Can someone point me in the direction of some good craft ciders and where to purchase?

ie, NOT rekorderlig and the like??


----------



## manticle (16/7/13)

Henry of Harcourt and Bress make some decent ones. Otherwise my favourites are usually french - breton or normandy ciders. Cidre d'anneville is a favourite. These ar funkier than most AU ciders as they are fermented naturally (no added yeast). Some of the Weston's and Thatchers are OK and Henneys make some nice varieties including some vintage and still ciders (all UK).

I have seen most of those in Dan's at various points - otherwise specialty bottle shops will often stock them. French ones are usually in Champagne bottles. I also remember enjoying aspall and Sam Smith's make an OK cider too.


----------



## Airgead (16/7/13)

Aspall is a good one. I find the French ones a bit sweet but they have a very good flavour. Try a few and see what you like.

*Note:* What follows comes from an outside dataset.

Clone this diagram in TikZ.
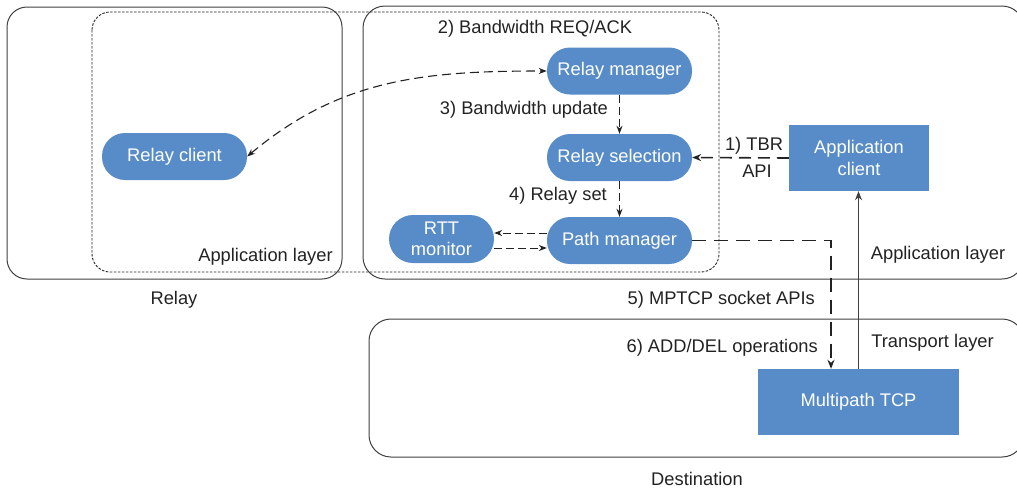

Best ones are the ones you make yourself though.

Cheers
Dave


----------



## Greg.L (16/7/13)

Henney's is sometimes available, a decent example of the English style.


----------



## pat_00 (22/8/13)

There is a guy in Tasmania who runs a little vineyard called Wilmot Hills. He makes hands down the best cider I have ever had.


----------



## rusty274 (22/8/13)

You can't go past a dickens cider!! From tassie. Tamar valley I think.


----------



## bluedoors (23/8/13)

Good George in NZ has a great one. but not sure where you could buy it from


----------



## ballantynebrew (19/9/13)

the most interesting one I had was fog city - red sangria


----------



## barls (19/9/13)

small acres in nsw.
apart from the cellar door i have no idea.


----------



## Crofty (19/9/13)

+1 for Small acres... have seen at the oak barrel in Sydney once


----------



## punkin (20/9/13)

Suttons at Stanthorpe have cellar door they do sell to independent distributors as it can be sourced from a small bottlo here.

Exceptional ciders using cider apple blends.

http://suttonsfarm.com.au/

I see they do case delivery direct. While i have only had the dry cider (as that's the style i like) i think $100 a dozen is a very fair price (considering it's 9%) for the quality you get.

http://suttonsfarm.com.au/order/


----------